◆ REQUIRED WORK:
Can you write out all the lines word for word, with no pictures?

==============================

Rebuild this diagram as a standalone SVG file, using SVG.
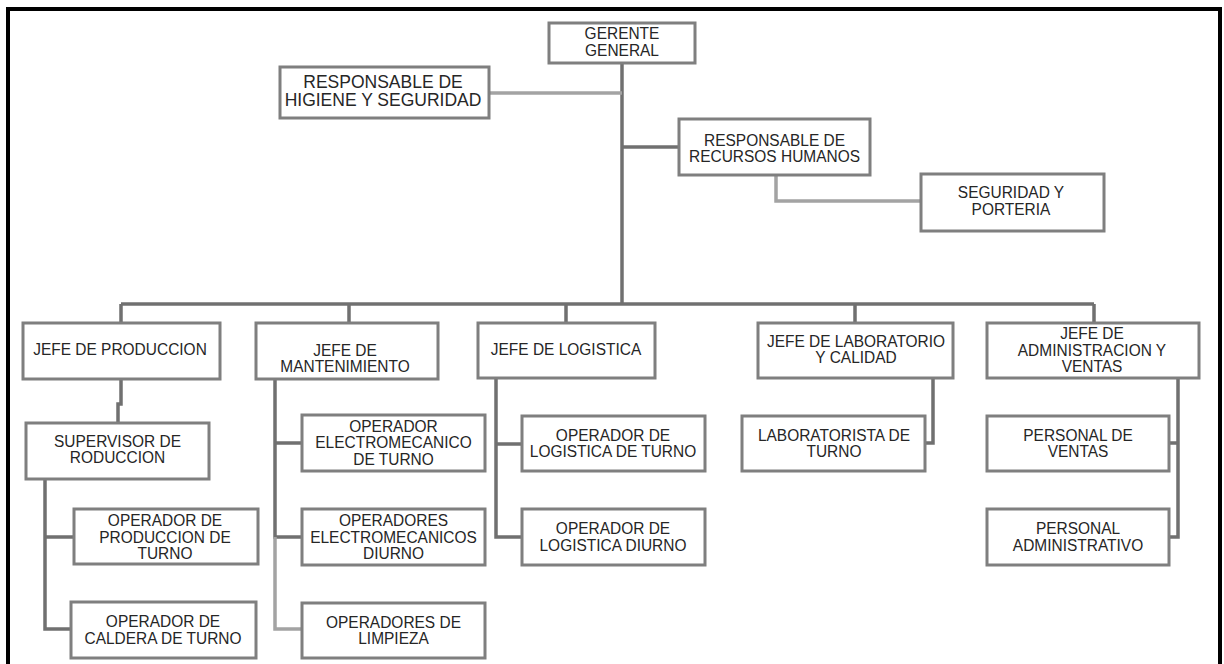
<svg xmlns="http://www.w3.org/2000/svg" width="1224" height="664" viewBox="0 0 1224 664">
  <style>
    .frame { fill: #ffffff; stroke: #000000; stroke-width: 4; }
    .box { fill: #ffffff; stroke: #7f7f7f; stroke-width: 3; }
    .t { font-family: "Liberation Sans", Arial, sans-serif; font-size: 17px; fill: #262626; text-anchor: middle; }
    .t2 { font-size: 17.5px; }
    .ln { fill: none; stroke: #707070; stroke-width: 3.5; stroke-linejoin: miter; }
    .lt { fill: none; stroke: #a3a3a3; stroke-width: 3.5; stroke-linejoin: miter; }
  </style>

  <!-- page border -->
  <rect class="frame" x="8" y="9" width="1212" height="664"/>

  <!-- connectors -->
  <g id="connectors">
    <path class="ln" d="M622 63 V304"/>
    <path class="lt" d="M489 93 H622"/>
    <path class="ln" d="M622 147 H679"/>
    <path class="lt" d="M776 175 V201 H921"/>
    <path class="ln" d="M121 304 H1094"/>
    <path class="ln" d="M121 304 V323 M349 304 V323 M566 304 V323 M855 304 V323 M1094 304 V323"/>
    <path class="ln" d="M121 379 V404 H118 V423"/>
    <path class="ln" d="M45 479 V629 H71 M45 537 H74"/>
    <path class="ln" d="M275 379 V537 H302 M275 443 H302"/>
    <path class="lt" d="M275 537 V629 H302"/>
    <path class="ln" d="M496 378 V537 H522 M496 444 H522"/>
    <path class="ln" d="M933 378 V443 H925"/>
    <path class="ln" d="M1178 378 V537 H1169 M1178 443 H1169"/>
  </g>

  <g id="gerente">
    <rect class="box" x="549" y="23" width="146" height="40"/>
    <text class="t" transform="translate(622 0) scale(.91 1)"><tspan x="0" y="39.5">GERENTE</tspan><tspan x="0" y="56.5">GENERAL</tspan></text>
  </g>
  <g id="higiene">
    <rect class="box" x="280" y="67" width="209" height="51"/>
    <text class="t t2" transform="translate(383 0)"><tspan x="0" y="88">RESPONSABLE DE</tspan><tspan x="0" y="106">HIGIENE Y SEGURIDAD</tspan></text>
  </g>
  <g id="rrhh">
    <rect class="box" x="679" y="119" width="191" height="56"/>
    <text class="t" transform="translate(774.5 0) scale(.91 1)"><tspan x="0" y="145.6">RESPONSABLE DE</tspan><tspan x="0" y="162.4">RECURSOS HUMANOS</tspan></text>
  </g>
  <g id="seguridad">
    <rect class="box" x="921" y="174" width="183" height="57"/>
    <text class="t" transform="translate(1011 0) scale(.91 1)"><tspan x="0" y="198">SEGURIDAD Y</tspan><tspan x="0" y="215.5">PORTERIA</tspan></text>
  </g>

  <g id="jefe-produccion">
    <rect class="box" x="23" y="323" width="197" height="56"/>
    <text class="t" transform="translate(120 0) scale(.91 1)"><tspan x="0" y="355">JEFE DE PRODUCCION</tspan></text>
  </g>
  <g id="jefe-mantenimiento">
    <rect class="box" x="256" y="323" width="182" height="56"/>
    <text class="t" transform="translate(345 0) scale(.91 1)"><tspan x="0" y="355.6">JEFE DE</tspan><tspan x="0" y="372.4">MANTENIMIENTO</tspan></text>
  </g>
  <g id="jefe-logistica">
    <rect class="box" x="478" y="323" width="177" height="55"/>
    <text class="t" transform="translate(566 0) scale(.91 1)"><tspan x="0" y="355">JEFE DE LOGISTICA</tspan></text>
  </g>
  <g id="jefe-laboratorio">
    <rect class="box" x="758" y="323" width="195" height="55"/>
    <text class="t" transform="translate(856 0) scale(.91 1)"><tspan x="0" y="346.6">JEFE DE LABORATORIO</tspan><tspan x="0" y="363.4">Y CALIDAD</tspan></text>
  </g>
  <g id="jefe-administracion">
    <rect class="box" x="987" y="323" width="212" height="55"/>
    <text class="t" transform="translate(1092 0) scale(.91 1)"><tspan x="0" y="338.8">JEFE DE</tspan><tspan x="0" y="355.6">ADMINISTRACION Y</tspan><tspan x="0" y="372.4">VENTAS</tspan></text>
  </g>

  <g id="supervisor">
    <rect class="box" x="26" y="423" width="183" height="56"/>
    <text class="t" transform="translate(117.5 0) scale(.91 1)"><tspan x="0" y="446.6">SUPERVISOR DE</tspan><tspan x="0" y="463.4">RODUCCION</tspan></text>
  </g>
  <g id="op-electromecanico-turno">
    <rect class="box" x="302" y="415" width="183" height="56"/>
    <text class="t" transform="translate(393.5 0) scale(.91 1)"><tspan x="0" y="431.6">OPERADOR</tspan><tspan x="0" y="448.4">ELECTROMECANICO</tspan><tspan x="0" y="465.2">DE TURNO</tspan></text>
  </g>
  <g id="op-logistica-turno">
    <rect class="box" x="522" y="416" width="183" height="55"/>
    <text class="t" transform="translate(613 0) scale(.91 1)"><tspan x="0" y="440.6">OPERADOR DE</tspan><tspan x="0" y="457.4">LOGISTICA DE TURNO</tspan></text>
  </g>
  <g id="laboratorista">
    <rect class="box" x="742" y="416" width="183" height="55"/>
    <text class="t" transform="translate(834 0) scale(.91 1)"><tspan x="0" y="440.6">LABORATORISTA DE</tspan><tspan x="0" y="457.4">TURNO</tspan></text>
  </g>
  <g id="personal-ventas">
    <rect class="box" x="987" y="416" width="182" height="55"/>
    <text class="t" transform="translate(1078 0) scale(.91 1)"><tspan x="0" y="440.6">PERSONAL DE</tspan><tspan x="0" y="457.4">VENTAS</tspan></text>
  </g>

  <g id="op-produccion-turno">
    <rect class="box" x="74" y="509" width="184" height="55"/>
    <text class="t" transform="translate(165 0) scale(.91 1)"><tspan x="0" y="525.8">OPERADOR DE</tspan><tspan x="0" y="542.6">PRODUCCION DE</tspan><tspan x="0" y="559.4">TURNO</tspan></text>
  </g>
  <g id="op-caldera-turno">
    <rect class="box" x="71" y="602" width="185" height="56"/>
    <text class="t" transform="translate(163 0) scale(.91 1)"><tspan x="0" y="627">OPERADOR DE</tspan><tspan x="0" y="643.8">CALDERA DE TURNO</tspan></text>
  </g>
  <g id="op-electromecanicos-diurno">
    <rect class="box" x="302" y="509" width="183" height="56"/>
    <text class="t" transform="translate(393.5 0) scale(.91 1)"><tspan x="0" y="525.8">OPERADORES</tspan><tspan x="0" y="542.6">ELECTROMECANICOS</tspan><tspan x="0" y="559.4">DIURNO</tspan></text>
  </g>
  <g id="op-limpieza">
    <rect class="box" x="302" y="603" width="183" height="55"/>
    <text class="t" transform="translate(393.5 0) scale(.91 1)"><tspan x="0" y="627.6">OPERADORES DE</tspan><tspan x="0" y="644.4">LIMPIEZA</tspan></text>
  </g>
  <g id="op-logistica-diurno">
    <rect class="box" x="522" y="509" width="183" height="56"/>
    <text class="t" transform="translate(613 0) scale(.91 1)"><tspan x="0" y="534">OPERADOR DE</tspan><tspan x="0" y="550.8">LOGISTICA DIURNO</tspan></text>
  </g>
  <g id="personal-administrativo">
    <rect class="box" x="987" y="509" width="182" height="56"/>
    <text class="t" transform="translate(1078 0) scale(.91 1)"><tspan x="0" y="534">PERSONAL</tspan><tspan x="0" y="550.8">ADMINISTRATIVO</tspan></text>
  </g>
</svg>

==============================

◆ FINAL RESULT:
Rebuild this diagram as a standalone SVG file, using SVG.
<svg xmlns="http://www.w3.org/2000/svg" width="1224" height="664" viewBox="0 0 1224 664">
  <style>
    .frame { fill: #ffffff; stroke: #000000; stroke-width: 4; }
    .box { fill: #ffffff; stroke: #7f7f7f; stroke-width: 3; }
    .t { font-family: "Liberation Sans", Arial, sans-serif; font-size: 17px; fill: #262626; text-anchor: middle; }
    .t2 { font-size: 17.5px; }
    .ln { fill: none; stroke: #707070; stroke-width: 3.5; stroke-linejoin: miter; }
    .lt { fill: none; stroke: #a3a3a3; stroke-width: 3.5; stroke-linejoin: miter; }
  </style>

  <!-- page border -->
  <rect class="frame" x="8" y="9" width="1212" height="664"/>

  <!-- connectors -->
  <g id="connectors">
    <path class="ln" d="M622 63 V304"/>
    <path class="lt" d="M489 93 H622"/>
    <path class="ln" d="M622 147 H679"/>
    <path class="lt" d="M776 175 V201 H921"/>
    <path class="ln" d="M121 304 H1094"/>
    <path class="ln" d="M121 304 V323 M349 304 V323 M566 304 V323 M855 304 V323 M1094 304 V323"/>
    <path class="ln" d="M121 379 V404 H118 V423"/>
    <path class="ln" d="M45 479 V629 H71 M45 537 H74"/>
    <path class="ln" d="M275 379 V537 H302 M275 443 H302"/>
    <path class="lt" d="M275 537 V629 H302"/>
    <path class="ln" d="M496 378 V537 H522 M496 444 H522"/>
    <path class="ln" d="M933 378 V443 H925"/>
    <path class="ln" d="M1178 378 V537 H1169 M1178 443 H1169"/>
  </g>

  <g id="gerente">
    <rect class="box" x="549" y="23" width="146" height="40"/>
    <text class="t" transform="translate(622 0) scale(.91 1)"><tspan x="0" y="39.5">GERENTE</tspan><tspan x="0" y="56.5">GENERAL</tspan></text>
  </g>
  <g id="higiene">
    <rect class="box" x="280" y="67" width="209" height="51"/>
    <text class="t t2" transform="translate(383 0)"><tspan x="0" y="88">RESPONSABLE DE</tspan><tspan x="0" y="106">HIGIENE Y SEGURIDAD</tspan></text>
  </g>
  <g id="rrhh">
    <rect class="box" x="679" y="119" width="191" height="56"/>
    <text class="t" transform="translate(774.5 0) scale(.91 1)"><tspan x="0" y="145.6">RESPONSABLE DE</tspan><tspan x="0" y="162.4">RECURSOS HUMANOS</tspan></text>
  </g>
  <g id="seguridad">
    <rect class="box" x="921" y="174" width="183" height="57"/>
    <text class="t" transform="translate(1011 0) scale(.91 1)"><tspan x="0" y="198">SEGURIDAD Y</tspan><tspan x="0" y="215.5">PORTERIA</tspan></text>
  </g>

  <g id="jefe-produccion">
    <rect class="box" x="23" y="323" width="197" height="56"/>
    <text class="t" transform="translate(120 0) scale(.91 1)"><tspan x="0" y="355">JEFE DE PRODUCCION</tspan></text>
  </g>
  <g id="jefe-mantenimiento">
    <rect class="box" x="256" y="323" width="182" height="56"/>
    <text class="t" transform="translate(345 0) scale(.91 1)"><tspan x="0" y="355.6">JEFE DE</tspan><tspan x="0" y="372.4">MANTENIMIENTO</tspan></text>
  </g>
  <g id="jefe-logistica">
    <rect class="box" x="478" y="323" width="177" height="55"/>
    <text class="t" transform="translate(566 0) scale(.91 1)"><tspan x="0" y="355">JEFE DE LOGISTICA</tspan></text>
  </g>
  <g id="jefe-laboratorio">
    <rect class="box" x="758" y="323" width="195" height="55"/>
    <text class="t" transform="translate(856 0) scale(.91 1)"><tspan x="0" y="346.6">JEFE DE LABORATORIO</tspan><tspan x="0" y="363.4">Y CALIDAD</tspan></text>
  </g>
  <g id="jefe-administracion">
    <rect class="box" x="987" y="323" width="212" height="55"/>
    <text class="t" transform="translate(1092 0) scale(.91 1)"><tspan x="0" y="338.8">JEFE DE</tspan><tspan x="0" y="355.6">ADMINISTRACION Y</tspan><tspan x="0" y="372.4">VENTAS</tspan></text>
  </g>

  <g id="supervisor">
    <rect class="box" x="26" y="423" width="183" height="56"/>
    <text class="t" transform="translate(117.5 0) scale(.91 1)"><tspan x="0" y="446.6">SUPERVISOR DE</tspan><tspan x="0" y="463.4">RODUCCION</tspan></text>
  </g>
  <g id="op-electromecanico-turno">
    <rect class="box" x="302" y="415" width="183" height="56"/>
    <text class="t" transform="translate(393.5 0) scale(.91 1)"><tspan x="0" y="431.6">OPERADOR</tspan><tspan x="0" y="448.4">ELECTROMECANICO</tspan><tspan x="0" y="465.2">DE TURNO</tspan></text>
  </g>
  <g id="op-logistica-turno">
    <rect class="box" x="522" y="416" width="183" height="55"/>
    <text class="t" transform="translate(613 0) scale(.91 1)"><tspan x="0" y="440.6">OPERADOR DE</tspan><tspan x="0" y="457.4">LOGISTICA DE TURNO</tspan></text>
  </g>
  <g id="laboratorista">
    <rect class="box" x="742" y="416" width="183" height="55"/>
    <text class="t" transform="translate(834 0) scale(.91 1)"><tspan x="0" y="440.6">LABORATORISTA DE</tspan><tspan x="0" y="457.4">TURNO</tspan></text>
  </g>
  <g id="personal-ventas">
    <rect class="box" x="987" y="416" width="182" height="55"/>
    <text class="t" transform="translate(1078 0) scale(.91 1)"><tspan x="0" y="440.6">PERSONAL DE</tspan><tspan x="0" y="457.4">VENTAS</tspan></text>
  </g>

  <g id="op-produccion-turno">
    <rect class="box" x="74" y="509" width="184" height="55"/>
    <text class="t" transform="translate(165 0) scale(.91 1)"><tspan x="0" y="525.8">OPERADOR DE</tspan><tspan x="0" y="542.6">PRODUCCION DE</tspan><tspan x="0" y="559.4">TURNO</tspan></text>
  </g>
  <g id="op-caldera-turno">
    <rect class="box" x="71" y="602" width="185" height="56"/>
    <text class="t" transform="translate(163 0) scale(.91 1)"><tspan x="0" y="627">OPERADOR DE</tspan><tspan x="0" y="643.8">CALDERA DE TURNO</tspan></text>
  </g>
  <g id="op-electromecanicos-diurno">
    <rect class="box" x="302" y="509" width="183" height="56"/>
    <text class="t" transform="translate(393.5 0) scale(.91 1)"><tspan x="0" y="525.8">OPERADORES</tspan><tspan x="0" y="542.6">ELECTROMECANICOS</tspan><tspan x="0" y="559.4">DIURNO</tspan></text>
  </g>
  <g id="op-limpieza">
    <rect class="box" x="302" y="603" width="183" height="55"/>
    <text class="t" transform="translate(393.5 0) scale(.91 1)"><tspan x="0" y="627.6">OPERADORES DE</tspan><tspan x="0" y="644.4">LIMPIEZA</tspan></text>
  </g>
  <g id="op-logistica-diurno">
    <rect class="box" x="522" y="509" width="183" height="56"/>
    <text class="t" transform="translate(613 0) scale(.91 1)"><tspan x="0" y="534">OPERADOR DE</tspan><tspan x="0" y="550.8">LOGISTICA DIURNO</tspan></text>
  </g>
  <g id="personal-administrativo">
    <rect class="box" x="987" y="509" width="182" height="56"/>
    <text class="t" transform="translate(1078 0) scale(.91 1)"><tspan x="0" y="534">PERSONAL</tspan><tspan x="0" y="550.8">ADMINISTRATIVO</tspan></text>
  </g>
</svg>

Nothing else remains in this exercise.